▸ DATA SHOWN:

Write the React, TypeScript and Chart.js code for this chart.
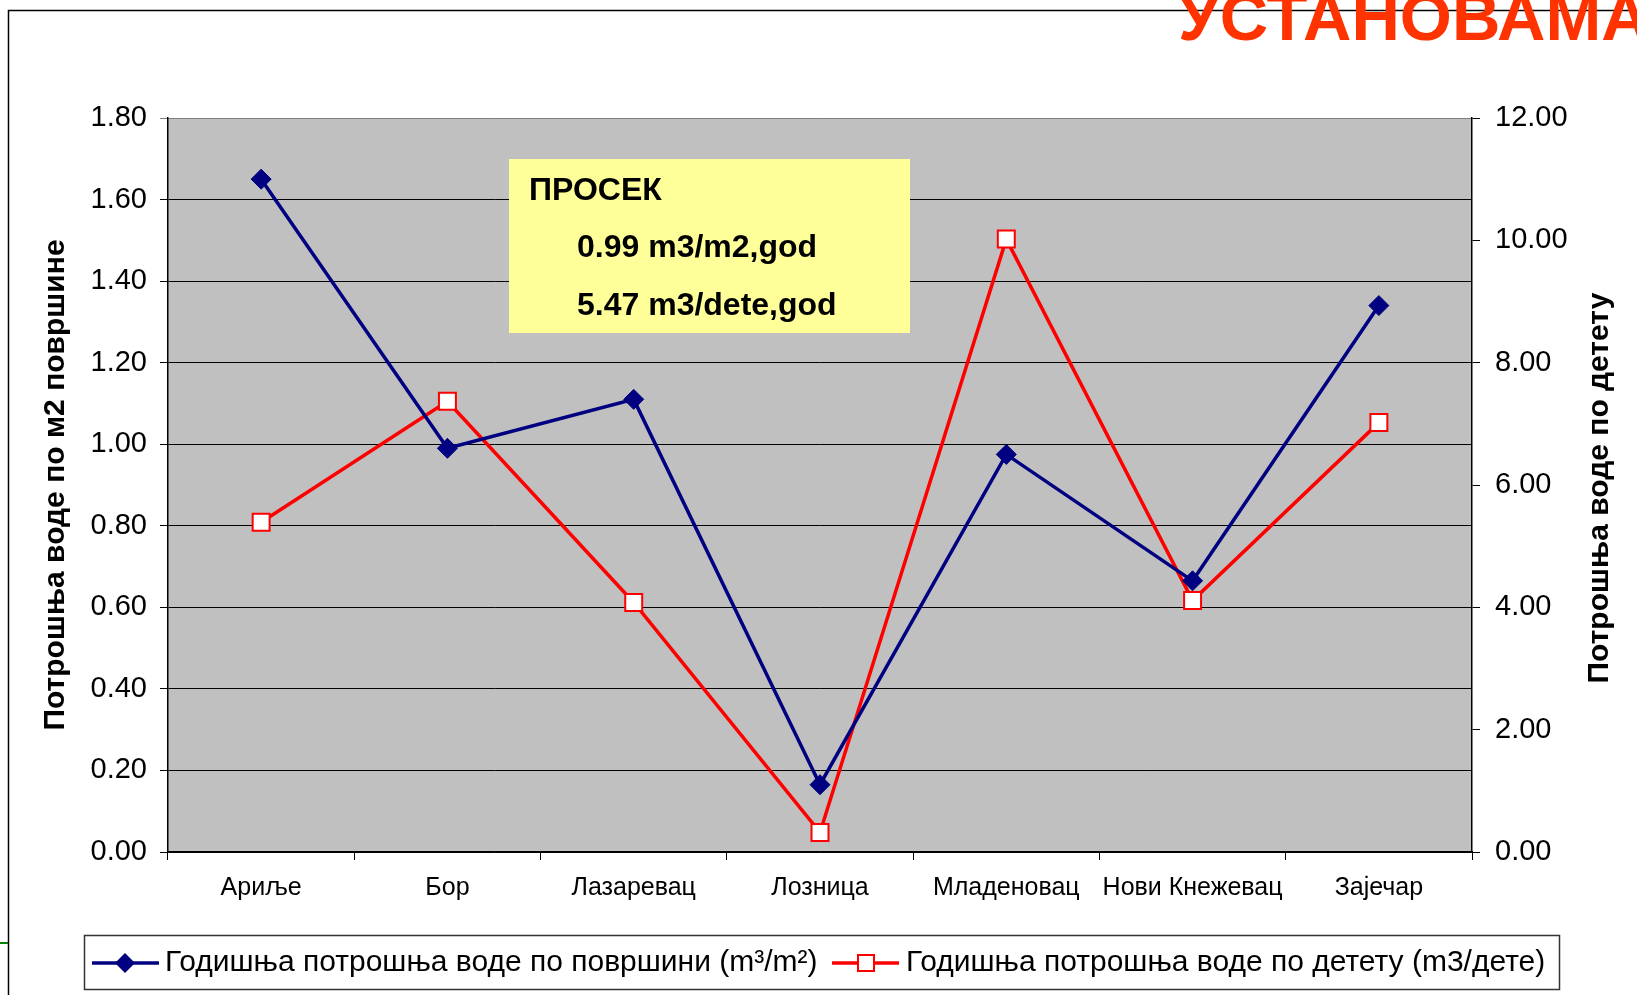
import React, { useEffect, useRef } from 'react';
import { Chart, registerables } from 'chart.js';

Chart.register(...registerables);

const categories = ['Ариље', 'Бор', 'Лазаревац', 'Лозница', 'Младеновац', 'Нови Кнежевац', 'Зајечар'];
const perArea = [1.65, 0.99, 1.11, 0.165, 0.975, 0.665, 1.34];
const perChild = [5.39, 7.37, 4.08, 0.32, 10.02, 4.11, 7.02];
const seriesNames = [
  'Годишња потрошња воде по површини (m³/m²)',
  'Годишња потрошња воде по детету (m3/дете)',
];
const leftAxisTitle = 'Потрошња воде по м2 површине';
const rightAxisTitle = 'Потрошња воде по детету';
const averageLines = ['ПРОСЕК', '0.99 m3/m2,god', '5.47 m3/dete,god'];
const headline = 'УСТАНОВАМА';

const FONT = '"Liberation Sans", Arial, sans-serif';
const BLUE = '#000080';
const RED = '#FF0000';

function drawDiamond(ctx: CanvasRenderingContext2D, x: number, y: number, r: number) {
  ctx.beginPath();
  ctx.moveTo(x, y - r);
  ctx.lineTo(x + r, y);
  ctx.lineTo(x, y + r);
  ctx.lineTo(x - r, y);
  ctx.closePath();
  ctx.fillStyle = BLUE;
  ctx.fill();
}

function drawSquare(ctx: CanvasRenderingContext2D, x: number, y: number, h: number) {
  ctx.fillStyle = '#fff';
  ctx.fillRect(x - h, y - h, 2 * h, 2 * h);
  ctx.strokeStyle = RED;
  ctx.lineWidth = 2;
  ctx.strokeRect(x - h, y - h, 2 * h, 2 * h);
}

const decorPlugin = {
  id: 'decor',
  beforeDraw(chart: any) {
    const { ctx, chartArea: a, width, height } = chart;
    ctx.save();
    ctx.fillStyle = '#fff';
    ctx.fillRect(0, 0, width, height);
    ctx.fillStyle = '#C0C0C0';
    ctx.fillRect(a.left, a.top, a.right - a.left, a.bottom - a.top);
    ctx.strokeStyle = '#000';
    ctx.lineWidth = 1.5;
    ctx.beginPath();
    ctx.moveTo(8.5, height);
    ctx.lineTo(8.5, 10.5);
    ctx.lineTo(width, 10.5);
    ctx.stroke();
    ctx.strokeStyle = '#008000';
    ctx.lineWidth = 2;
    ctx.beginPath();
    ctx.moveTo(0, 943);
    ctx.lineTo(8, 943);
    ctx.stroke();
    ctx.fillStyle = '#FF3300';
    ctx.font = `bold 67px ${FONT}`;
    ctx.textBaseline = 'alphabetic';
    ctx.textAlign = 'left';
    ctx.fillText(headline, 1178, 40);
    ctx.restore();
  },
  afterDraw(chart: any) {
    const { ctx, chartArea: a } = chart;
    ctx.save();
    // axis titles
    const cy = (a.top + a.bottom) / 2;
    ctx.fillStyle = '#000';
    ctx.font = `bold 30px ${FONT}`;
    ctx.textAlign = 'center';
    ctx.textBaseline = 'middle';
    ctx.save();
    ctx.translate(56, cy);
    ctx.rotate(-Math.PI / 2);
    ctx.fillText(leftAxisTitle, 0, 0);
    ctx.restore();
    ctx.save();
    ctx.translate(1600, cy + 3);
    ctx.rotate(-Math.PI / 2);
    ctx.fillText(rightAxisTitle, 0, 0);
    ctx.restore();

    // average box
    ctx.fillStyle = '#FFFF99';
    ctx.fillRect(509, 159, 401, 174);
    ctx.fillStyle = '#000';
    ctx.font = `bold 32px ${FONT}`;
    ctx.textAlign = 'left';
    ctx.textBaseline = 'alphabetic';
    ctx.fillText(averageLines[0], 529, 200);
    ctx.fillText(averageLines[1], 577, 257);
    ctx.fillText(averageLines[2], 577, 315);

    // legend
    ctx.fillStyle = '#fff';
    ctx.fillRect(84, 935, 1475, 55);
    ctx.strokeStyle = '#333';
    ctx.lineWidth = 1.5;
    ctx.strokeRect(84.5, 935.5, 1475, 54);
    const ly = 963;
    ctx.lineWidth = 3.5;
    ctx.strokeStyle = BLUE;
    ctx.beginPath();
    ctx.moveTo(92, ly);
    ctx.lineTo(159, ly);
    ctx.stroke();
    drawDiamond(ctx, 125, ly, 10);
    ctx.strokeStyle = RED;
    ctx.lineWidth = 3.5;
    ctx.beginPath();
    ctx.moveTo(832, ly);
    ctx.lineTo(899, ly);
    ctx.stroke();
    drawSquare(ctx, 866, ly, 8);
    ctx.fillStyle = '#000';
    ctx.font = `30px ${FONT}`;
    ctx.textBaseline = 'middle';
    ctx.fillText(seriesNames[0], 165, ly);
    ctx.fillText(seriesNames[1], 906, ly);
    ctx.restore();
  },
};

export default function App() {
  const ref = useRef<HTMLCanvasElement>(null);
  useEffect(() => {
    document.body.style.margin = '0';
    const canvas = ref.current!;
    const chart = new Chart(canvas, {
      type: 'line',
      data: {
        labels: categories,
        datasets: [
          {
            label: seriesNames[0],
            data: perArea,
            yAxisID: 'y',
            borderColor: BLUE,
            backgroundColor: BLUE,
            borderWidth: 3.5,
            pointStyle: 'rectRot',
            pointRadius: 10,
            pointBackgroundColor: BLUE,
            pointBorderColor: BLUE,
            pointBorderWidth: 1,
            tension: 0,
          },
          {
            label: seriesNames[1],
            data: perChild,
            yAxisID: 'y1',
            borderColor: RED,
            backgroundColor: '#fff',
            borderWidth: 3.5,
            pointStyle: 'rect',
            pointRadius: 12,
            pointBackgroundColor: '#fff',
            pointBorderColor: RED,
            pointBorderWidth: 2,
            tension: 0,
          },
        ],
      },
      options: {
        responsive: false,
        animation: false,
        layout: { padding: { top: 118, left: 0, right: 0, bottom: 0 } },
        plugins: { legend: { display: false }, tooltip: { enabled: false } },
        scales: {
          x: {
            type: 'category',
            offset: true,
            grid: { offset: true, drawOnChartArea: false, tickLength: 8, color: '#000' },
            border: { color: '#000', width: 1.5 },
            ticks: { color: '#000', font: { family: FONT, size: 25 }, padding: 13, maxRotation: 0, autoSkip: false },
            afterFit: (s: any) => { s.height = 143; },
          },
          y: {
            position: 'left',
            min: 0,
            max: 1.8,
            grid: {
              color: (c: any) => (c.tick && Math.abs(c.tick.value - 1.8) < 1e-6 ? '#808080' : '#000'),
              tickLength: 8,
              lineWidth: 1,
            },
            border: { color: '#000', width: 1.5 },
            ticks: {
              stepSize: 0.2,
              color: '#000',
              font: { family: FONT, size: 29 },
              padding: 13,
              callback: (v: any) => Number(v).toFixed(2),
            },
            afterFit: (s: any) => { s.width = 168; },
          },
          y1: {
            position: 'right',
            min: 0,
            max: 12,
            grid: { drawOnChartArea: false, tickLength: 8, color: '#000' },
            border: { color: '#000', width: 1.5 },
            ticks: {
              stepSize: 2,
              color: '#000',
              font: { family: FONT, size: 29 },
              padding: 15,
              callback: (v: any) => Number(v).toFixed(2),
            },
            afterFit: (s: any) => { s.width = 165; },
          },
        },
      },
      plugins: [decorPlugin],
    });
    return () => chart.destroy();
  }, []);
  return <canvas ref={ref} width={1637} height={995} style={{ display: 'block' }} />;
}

▸ INSTRUCTIONS FOR THE TASK:
From the material above, copy everything exactly but the pictures.

▸ SOLUTION:
Write the React, TypeScript and Chart.js code for this chart.
import React, { useEffect, useRef } from 'react';
import { Chart, registerables } from 'chart.js';

Chart.register(...registerables);

const categories = ['Ариље', 'Бор', 'Лазаревац', 'Лозница', 'Младеновац', 'Нови Кнежевац', 'Зајечар'];
const perArea = [1.65, 0.99, 1.11, 0.165, 0.975, 0.665, 1.34];
const perChild = [5.39, 7.37, 4.08, 0.32, 10.02, 4.11, 7.02];
const seriesNames = [
  'Годишња потрошња воде по површини (m³/m²)',
  'Годишња потрошња воде по детету (m3/дете)',
];
const leftAxisTitle = 'Потрошња воде по м2 површине';
const rightAxisTitle = 'Потрошња воде по детету';
const averageLines = ['ПРОСЕК', '0.99 m3/m2,god', '5.47 m3/dete,god'];
const headline = 'УСТАНОВАМА';

const FONT = '"Liberation Sans", Arial, sans-serif';
const BLUE = '#000080';
const RED = '#FF0000';

function drawDiamond(ctx: CanvasRenderingContext2D, x: number, y: number, r: number) {
  ctx.beginPath();
  ctx.moveTo(x, y - r);
  ctx.lineTo(x + r, y);
  ctx.lineTo(x, y + r);
  ctx.lineTo(x - r, y);
  ctx.closePath();
  ctx.fillStyle = BLUE;
  ctx.fill();
}

function drawSquare(ctx: CanvasRenderingContext2D, x: number, y: number, h: number) {
  ctx.fillStyle = '#fff';
  ctx.fillRect(x - h, y - h, 2 * h, 2 * h);
  ctx.strokeStyle = RED;
  ctx.lineWidth = 2;
  ctx.strokeRect(x - h, y - h, 2 * h, 2 * h);
}

const decorPlugin = {
  id: 'decor',
  beforeDraw(chart: any) {
    const { ctx, chartArea: a, width, height } = chart;
    ctx.save();
    ctx.fillStyle = '#fff';
    ctx.fillRect(0, 0, width, height);
    ctx.fillStyle = '#C0C0C0';
    ctx.fillRect(a.left, a.top, a.right - a.left, a.bottom - a.top);
    ctx.strokeStyle = '#000';
    ctx.lineWidth = 1.5;
    ctx.beginPath();
    ctx.moveTo(8.5, height);
    ctx.lineTo(8.5, 10.5);
    ctx.lineTo(width, 10.5);
    ctx.stroke();
    ctx.strokeStyle = '#008000';
    ctx.lineWidth = 2;
    ctx.beginPath();
    ctx.moveTo(0, 943);
    ctx.lineTo(8, 943);
    ctx.stroke();
    ctx.fillStyle = '#FF3300';
    ctx.font = `bold 67px ${FONT}`;
    ctx.textBaseline = 'alphabetic';
    ctx.textAlign = 'left';
    ctx.fillText(headline, 1178, 40);
    ctx.restore();
  },
  afterDraw(chart: any) {
    const { ctx, chartArea: a } = chart;
    ctx.save();
    // axis titles
    const cy = (a.top + a.bottom) / 2;
    ctx.fillStyle = '#000';
    ctx.font = `bold 30px ${FONT}`;
    ctx.textAlign = 'center';
    ctx.textBaseline = 'middle';
    ctx.save();
    ctx.translate(56, cy);
    ctx.rotate(-Math.PI / 2);
    ctx.fillText(leftAxisTitle, 0, 0);
    ctx.restore();
    ctx.save();
    ctx.translate(1600, cy + 3);
    ctx.rotate(-Math.PI / 2);
    ctx.fillText(rightAxisTitle, 0, 0);
    ctx.restore();

    // average box
    ctx.fillStyle = '#FFFF99';
    ctx.fillRect(509, 159, 401, 174);
    ctx.fillStyle = '#000';
    ctx.font = `bold 32px ${FONT}`;
    ctx.textAlign = 'left';
    ctx.textBaseline = 'alphabetic';
    ctx.fillText(averageLines[0], 529, 200);
    ctx.fillText(averageLines[1], 577, 257);
    ctx.fillText(averageLines[2], 577, 315);

    // legend
    ctx.fillStyle = '#fff';
    ctx.fillRect(84, 935, 1475, 55);
    ctx.strokeStyle = '#333';
    ctx.lineWidth = 1.5;
    ctx.strokeRect(84.5, 935.5, 1475, 54);
    const ly = 963;
    ctx.lineWidth = 3.5;
    ctx.strokeStyle = BLUE;
    ctx.beginPath();
    ctx.moveTo(92, ly);
    ctx.lineTo(159, ly);
    ctx.stroke();
    drawDiamond(ctx, 125, ly, 10);
    ctx.strokeStyle = RED;
    ctx.lineWidth = 3.5;
    ctx.beginPath();
    ctx.moveTo(832, ly);
    ctx.lineTo(899, ly);
    ctx.stroke();
    drawSquare(ctx, 866, ly, 8);
    ctx.fillStyle = '#000';
    ctx.font = `30px ${FONT}`;
    ctx.textBaseline = 'middle';
    ctx.fillText(seriesNames[0], 165, ly);
    ctx.fillText(seriesNames[1], 906, ly);
    ctx.restore();
  },
};

export default function App() {
  const ref = useRef<HTMLCanvasElement>(null);
  useEffect(() => {
    document.body.style.margin = '0';
    const canvas = ref.current!;
    const chart = new Chart(canvas, {
      type: 'line',
      data: {
        labels: categories,
        datasets: [
          {
            label: seriesNames[0],
            data: perArea,
            yAxisID: 'y',
            borderColor: BLUE,
            backgroundColor: BLUE,
            borderWidth: 3.5,
            pointStyle: 'rectRot',
            pointRadius: 10,
            pointBackgroundColor: BLUE,
            pointBorderColor: BLUE,
            pointBorderWidth: 1,
            tension: 0,
          },
          {
            label: seriesNames[1],
            data: perChild,
            yAxisID: 'y1',
            borderColor: RED,
            backgroundColor: '#fff',
            borderWidth: 3.5,
            pointStyle: 'rect',
            pointRadius: 12,
            pointBackgroundColor: '#fff',
            pointBorderColor: RED,
            pointBorderWidth: 2,
            tension: 0,
          },
        ],
      },
      options: {
        responsive: false,
        animation: false,
        layout: { padding: { top: 118, left: 0, right: 0, bottom: 0 } },
        plugins: { legend: { display: false }, tooltip: { enabled: false } },
        scales: {
          x: {
            type: 'category',
            offset: true,
            grid: { offset: true, drawOnChartArea: false, tickLength: 8, color: '#000' },
            border: { color: '#000', width: 1.5 },
            ticks: { color: '#000', font: { family: FONT, size: 25 }, padding: 13, maxRotation: 0, autoSkip: false },
            afterFit: (s: any) => { s.height = 143; },
          },
          y: {
            position: 'left',
            min: 0,
            max: 1.8,
            grid: {
              color: (c: any) => (c.tick && Math.abs(c.tick.value - 1.8) < 1e-6 ? '#808080' : '#000'),
              tickLength: 8,
              lineWidth: 1,
            },
            border: { color: '#000', width: 1.5 },
            ticks: {
              stepSize: 0.2,
              color: '#000',
              font: { family: FONT, size: 29 },
              padding: 13,
              callback: (v: any) => Number(v).toFixed(2),
            },
            afterFit: (s: any) => { s.width = 168; },
          },
          y1: {
            position: 'right',
            min: 0,
            max: 12,
            grid: { drawOnChartArea: false, tickLength: 8, color: '#000' },
            border: { color: '#000', width: 1.5 },
            ticks: {
              stepSize: 2,
              color: '#000',
              font: { family: FONT, size: 29 },
              padding: 15,
              callback: (v: any) => Number(v).toFixed(2),
            },
            afterFit: (s: any) => { s.width = 165; },
          },
        },
      },
      plugins: [decorPlugin],
    });
    return () => chart.destroy();
  }, []);
  return <canvas ref={ref} width={1637} height={995} style={{ display: 'block' }} />;
}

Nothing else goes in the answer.